**INFORMATION PROVIDED**
+---+
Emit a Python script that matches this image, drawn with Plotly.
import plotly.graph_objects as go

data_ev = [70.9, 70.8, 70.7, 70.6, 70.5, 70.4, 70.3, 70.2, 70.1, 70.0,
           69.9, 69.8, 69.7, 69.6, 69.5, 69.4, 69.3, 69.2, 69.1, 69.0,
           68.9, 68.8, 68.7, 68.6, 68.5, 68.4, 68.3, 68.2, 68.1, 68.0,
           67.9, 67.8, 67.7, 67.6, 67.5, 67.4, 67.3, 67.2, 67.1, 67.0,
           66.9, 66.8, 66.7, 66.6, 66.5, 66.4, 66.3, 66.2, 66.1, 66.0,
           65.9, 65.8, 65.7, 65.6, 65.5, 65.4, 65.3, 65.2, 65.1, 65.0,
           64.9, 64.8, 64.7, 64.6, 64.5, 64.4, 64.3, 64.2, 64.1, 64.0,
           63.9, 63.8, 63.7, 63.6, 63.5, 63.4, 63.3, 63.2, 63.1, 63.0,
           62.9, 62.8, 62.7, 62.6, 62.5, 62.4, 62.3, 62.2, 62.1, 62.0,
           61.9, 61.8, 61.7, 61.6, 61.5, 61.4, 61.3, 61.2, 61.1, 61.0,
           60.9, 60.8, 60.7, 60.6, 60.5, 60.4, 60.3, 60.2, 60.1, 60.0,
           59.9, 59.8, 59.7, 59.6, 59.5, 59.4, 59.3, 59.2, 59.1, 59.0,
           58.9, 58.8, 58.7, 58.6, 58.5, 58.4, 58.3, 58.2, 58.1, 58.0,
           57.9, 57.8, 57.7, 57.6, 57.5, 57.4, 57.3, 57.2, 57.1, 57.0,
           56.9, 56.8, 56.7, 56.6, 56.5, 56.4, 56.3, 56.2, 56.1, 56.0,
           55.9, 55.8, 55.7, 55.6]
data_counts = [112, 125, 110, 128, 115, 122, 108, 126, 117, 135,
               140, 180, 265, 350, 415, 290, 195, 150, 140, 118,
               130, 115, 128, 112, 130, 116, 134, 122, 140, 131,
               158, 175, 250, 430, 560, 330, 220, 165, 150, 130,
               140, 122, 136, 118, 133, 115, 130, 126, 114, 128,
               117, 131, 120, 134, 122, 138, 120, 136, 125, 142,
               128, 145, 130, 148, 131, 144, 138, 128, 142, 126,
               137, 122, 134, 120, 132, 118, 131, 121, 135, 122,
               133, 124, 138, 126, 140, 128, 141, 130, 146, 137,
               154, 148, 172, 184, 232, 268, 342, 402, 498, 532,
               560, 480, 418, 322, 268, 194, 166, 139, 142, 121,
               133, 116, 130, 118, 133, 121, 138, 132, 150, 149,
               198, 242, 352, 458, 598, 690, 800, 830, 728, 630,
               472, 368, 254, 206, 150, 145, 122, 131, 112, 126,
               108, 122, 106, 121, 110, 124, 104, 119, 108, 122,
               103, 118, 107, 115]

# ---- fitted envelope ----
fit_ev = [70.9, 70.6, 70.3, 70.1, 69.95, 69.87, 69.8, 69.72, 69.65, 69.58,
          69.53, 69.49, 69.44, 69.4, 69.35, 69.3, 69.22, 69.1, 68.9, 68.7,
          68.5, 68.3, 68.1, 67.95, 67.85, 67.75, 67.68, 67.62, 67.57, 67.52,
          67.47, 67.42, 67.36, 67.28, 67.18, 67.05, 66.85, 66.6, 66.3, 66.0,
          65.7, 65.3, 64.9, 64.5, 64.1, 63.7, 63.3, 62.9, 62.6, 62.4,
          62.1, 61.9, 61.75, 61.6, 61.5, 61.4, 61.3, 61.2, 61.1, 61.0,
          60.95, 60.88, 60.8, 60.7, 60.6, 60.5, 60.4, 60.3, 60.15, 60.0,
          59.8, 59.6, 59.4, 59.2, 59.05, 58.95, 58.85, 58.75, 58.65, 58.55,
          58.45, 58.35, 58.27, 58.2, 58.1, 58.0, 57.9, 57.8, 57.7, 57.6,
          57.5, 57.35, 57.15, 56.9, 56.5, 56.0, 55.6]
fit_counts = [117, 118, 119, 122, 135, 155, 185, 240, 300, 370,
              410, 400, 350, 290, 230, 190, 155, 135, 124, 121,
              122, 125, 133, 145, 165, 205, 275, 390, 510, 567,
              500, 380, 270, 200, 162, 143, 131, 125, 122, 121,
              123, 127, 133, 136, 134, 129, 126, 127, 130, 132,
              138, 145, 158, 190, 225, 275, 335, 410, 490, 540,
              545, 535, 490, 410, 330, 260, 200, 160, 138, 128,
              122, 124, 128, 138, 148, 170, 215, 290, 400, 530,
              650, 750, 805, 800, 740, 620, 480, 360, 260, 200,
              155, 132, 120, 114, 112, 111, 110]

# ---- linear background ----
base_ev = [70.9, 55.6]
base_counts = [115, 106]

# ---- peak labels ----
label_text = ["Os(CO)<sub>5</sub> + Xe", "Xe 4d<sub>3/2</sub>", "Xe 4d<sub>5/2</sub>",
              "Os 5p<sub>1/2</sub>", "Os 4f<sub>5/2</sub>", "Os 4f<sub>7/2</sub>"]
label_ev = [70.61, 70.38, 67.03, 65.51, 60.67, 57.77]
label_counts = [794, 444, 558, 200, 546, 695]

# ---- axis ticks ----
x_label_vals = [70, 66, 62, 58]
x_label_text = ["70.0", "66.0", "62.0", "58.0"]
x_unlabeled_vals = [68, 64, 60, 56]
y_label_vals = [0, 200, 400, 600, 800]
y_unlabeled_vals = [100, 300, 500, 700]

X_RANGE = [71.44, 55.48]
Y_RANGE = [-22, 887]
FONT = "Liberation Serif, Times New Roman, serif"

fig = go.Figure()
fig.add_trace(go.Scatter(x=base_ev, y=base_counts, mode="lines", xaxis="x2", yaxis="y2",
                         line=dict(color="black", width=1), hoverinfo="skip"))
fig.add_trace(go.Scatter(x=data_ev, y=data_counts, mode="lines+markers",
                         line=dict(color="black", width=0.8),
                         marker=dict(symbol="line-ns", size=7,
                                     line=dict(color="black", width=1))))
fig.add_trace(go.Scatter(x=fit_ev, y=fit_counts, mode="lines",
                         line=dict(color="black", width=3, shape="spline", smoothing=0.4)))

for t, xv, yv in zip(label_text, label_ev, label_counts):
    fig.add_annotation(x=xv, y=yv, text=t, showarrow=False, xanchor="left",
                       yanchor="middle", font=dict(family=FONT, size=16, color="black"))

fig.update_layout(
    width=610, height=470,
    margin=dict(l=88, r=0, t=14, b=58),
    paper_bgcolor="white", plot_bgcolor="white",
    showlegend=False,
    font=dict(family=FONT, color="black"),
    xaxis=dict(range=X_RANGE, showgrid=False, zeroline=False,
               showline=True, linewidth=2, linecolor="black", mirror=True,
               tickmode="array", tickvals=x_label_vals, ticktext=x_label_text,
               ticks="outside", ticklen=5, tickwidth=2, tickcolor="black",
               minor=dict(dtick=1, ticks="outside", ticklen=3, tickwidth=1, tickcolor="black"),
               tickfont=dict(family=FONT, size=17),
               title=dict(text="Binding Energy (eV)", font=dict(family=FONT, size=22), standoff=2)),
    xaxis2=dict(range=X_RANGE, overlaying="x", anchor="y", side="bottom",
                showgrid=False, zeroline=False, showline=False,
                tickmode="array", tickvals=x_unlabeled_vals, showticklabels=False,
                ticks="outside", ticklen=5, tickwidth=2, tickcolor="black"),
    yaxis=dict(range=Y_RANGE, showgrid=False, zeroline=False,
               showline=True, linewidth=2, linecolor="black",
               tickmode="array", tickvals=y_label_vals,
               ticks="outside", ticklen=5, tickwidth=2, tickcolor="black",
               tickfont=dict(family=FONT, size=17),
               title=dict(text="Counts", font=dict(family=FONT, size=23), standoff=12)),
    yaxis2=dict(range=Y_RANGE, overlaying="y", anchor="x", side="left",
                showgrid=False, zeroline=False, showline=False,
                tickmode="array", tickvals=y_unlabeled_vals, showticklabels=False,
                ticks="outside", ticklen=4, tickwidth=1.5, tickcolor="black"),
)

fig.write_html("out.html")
+---+
**TASK PROMPT**
Return exactly the leading lines of the listing, stopping after the line in which "import plotly.graph_objects as go" occurs.

**COMPLETE OUTPUT**
Emit a Python script that matches this image, drawn with Plotly.
import plotly.graph_objects as go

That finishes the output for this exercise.